What is required: Write out again, word for word, the lines below from the line that holds "Clone this chart in matplotlib." through the line that holds "GREEN = '#4fc04f'", omitting pictures.

Material shown:
◇ ◇ ◇ ◇

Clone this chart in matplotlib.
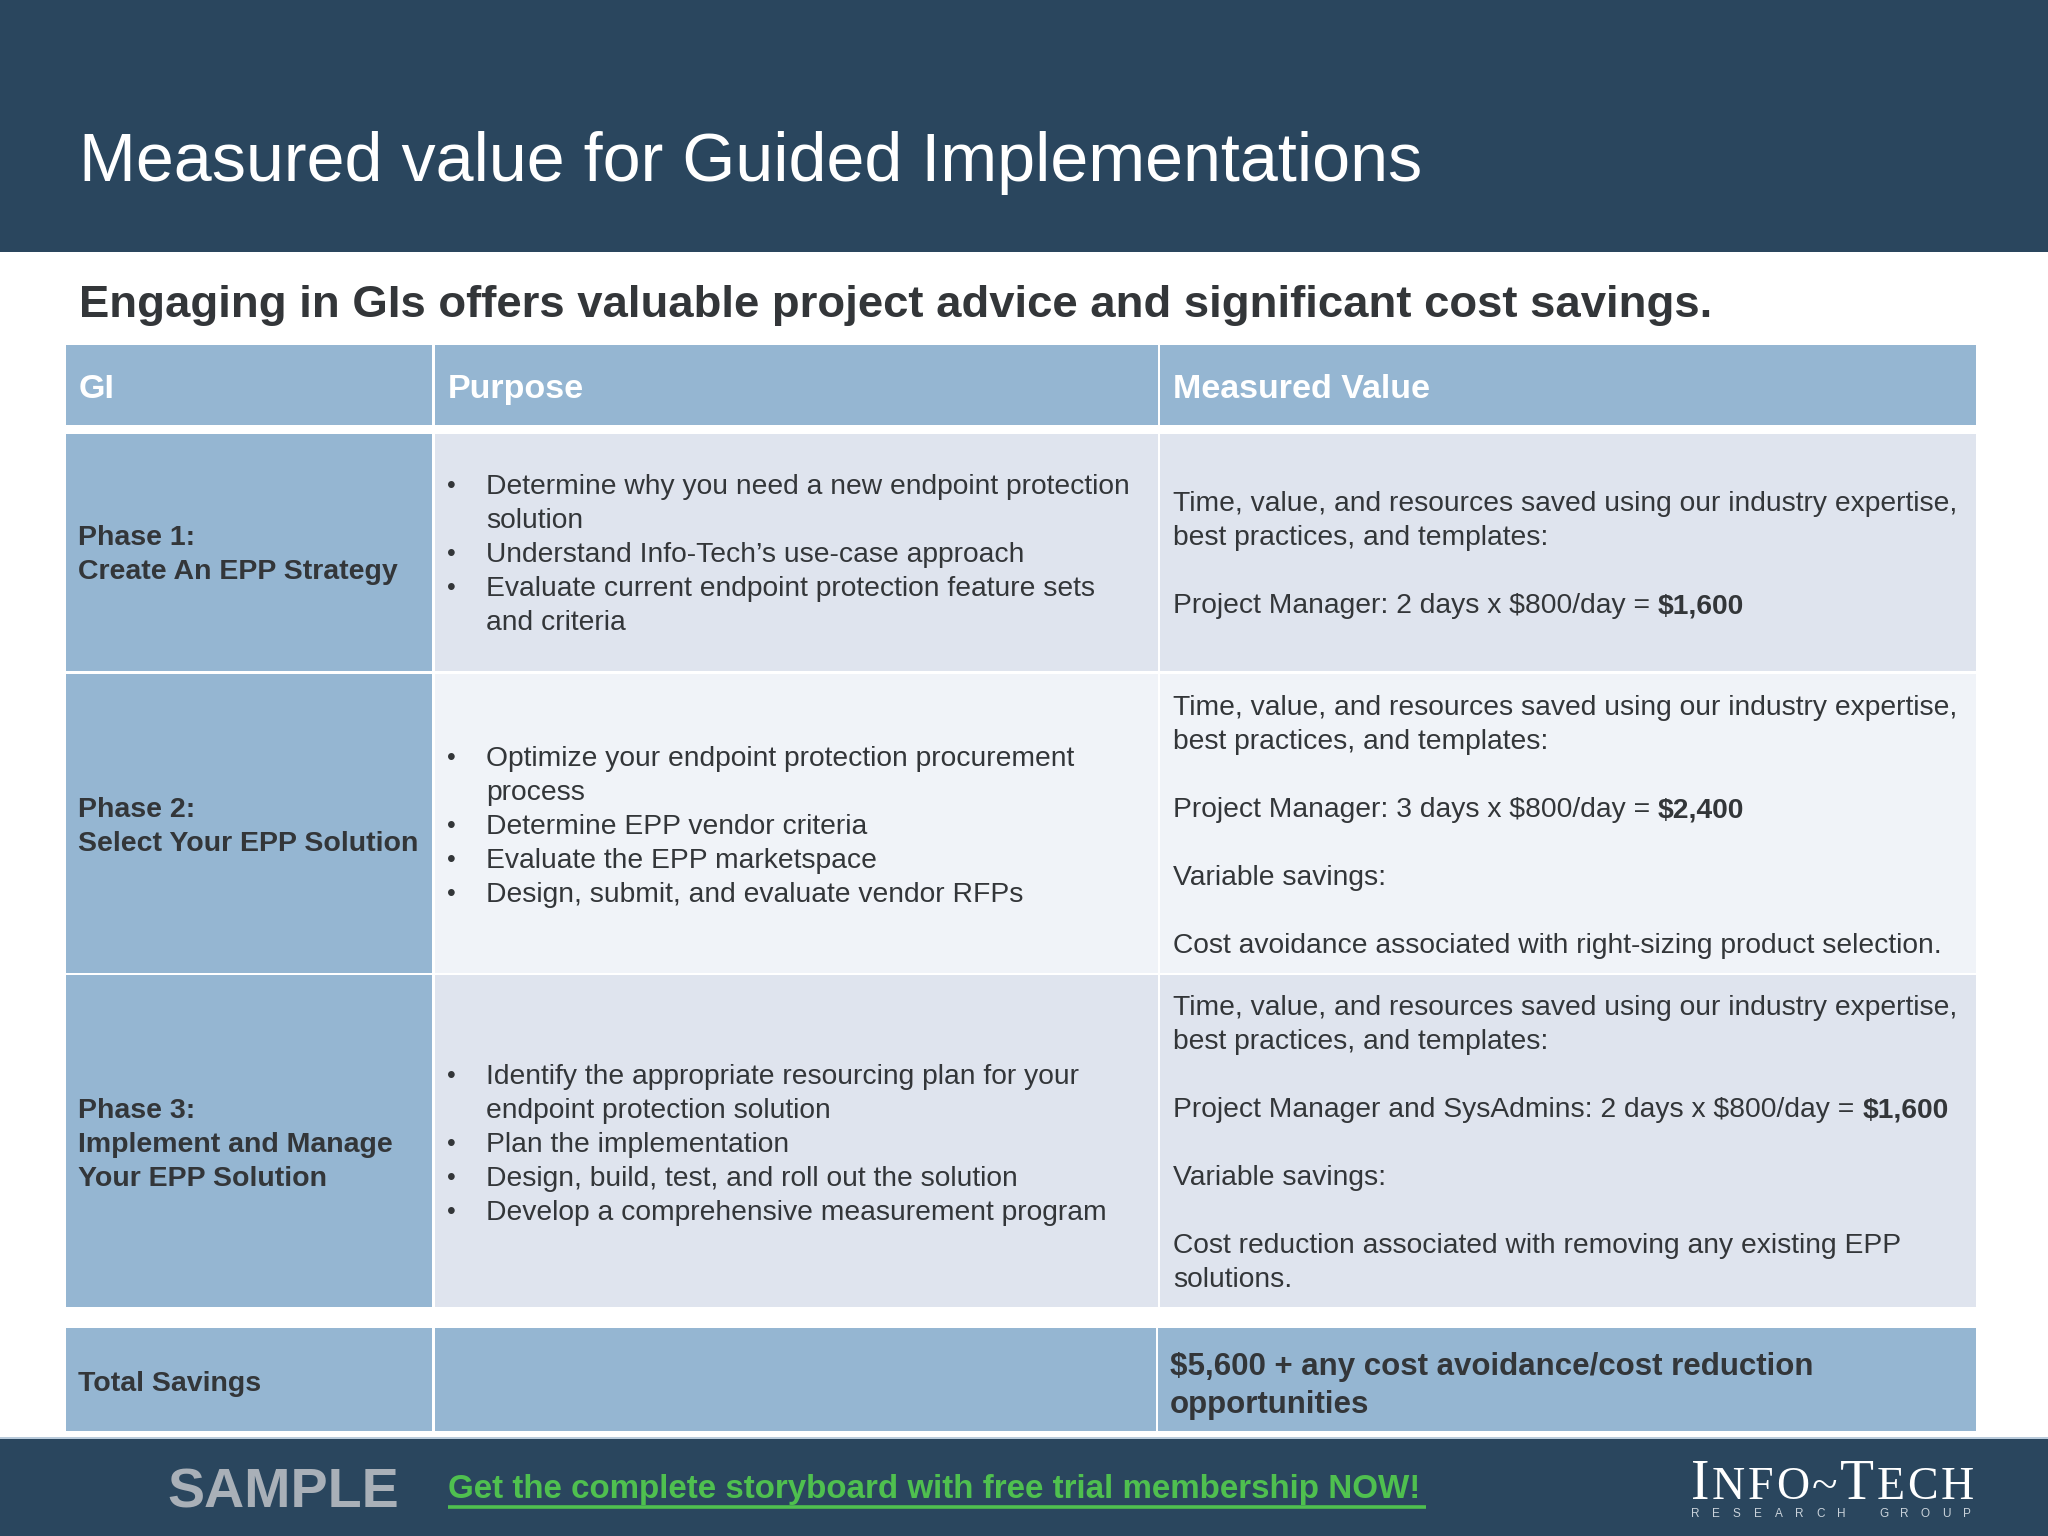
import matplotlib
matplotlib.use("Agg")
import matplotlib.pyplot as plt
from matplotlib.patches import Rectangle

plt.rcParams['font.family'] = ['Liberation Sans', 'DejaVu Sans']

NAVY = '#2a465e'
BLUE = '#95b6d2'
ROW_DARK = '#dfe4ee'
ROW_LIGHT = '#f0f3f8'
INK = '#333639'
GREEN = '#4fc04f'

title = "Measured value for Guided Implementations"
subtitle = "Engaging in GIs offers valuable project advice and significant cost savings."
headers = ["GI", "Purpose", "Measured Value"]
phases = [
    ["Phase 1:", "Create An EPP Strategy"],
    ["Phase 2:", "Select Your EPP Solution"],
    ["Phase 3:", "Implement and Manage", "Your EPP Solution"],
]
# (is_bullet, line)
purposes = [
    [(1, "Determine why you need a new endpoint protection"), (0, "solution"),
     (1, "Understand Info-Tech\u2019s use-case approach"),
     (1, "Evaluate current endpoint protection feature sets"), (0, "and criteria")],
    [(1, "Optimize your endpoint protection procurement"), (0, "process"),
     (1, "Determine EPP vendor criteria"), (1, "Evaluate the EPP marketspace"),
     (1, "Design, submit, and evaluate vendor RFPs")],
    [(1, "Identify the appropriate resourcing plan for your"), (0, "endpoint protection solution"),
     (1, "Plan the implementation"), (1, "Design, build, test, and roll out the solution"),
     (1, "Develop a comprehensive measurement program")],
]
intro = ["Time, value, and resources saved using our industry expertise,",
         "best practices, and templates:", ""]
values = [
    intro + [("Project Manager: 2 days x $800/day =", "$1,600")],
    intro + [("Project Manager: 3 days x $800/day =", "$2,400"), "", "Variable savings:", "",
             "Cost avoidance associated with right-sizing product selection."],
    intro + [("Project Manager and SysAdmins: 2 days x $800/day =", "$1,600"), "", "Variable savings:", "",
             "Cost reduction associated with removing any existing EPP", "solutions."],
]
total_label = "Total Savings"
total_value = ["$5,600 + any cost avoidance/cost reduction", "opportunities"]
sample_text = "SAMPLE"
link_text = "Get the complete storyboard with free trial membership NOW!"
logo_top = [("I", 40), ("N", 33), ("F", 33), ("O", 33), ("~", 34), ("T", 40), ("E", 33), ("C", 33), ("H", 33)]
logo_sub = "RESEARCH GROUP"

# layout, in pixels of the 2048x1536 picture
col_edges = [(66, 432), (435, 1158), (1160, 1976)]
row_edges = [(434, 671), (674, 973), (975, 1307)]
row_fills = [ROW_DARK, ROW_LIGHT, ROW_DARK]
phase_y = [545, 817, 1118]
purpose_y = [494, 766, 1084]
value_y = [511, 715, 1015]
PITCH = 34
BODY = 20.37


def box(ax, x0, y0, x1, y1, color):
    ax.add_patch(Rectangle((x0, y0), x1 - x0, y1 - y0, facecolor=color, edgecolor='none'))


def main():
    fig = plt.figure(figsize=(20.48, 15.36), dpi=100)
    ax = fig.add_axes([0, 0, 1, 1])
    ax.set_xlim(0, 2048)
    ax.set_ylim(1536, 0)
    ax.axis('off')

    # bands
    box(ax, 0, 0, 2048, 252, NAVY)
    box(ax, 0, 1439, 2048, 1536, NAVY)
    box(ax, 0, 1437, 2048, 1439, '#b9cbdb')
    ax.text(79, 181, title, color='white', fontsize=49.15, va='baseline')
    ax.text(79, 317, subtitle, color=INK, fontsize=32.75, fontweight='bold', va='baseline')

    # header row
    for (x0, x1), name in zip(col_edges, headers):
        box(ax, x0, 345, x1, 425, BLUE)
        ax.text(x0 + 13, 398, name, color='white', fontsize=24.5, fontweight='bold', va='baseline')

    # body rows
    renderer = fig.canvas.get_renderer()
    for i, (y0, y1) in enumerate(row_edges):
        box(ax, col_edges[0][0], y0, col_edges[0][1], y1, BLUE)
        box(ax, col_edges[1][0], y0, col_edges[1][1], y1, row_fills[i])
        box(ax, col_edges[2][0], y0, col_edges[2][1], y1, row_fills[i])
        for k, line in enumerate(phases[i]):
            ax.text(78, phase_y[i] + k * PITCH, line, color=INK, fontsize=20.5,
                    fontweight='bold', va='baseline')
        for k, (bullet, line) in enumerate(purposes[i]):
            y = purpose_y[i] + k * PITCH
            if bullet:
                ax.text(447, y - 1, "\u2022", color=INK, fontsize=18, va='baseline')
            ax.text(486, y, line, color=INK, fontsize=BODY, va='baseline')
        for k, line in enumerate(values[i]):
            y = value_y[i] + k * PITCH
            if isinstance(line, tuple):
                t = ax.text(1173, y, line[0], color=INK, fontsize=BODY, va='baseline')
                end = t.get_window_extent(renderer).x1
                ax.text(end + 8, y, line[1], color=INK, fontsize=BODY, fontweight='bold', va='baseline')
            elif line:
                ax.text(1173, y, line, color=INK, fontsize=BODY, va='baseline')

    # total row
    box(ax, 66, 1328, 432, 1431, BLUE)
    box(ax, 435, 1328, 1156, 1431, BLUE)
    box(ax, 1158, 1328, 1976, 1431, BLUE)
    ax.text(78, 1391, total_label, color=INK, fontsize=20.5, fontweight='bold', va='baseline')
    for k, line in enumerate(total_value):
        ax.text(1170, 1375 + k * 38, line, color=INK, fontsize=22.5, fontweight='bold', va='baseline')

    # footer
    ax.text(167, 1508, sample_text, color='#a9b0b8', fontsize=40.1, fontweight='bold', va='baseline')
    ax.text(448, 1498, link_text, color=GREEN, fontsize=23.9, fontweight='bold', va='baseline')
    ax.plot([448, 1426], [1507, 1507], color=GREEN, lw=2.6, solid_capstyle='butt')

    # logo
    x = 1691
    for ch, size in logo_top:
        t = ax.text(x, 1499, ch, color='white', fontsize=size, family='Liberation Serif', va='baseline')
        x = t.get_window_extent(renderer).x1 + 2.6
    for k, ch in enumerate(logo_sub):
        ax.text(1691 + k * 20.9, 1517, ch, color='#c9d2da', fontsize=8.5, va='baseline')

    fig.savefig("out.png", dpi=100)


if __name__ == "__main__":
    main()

◇ ◇ ◇ ◇

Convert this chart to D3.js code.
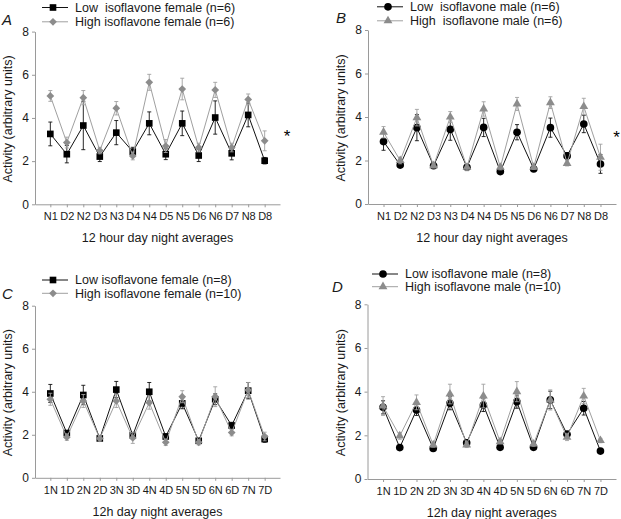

◇ ◇ ◇ ◇

Correct output:
Clone this chart in matplotlib.
import matplotlib
matplotlib.use("Agg")
import matplotlib.pyplot as plt
from matplotlib.patches import Rectangle

plt.rcParams['font.family'] = ['Liberation Sans', 'DejaVu Sans']

NAVY = '#2a465e'
BLUE = '#95b6d2'
ROW_DARK = '#dfe4ee'
ROW_LIGHT = '#f0f3f8'
INK = '#333639'
GREEN = '#4fc04f'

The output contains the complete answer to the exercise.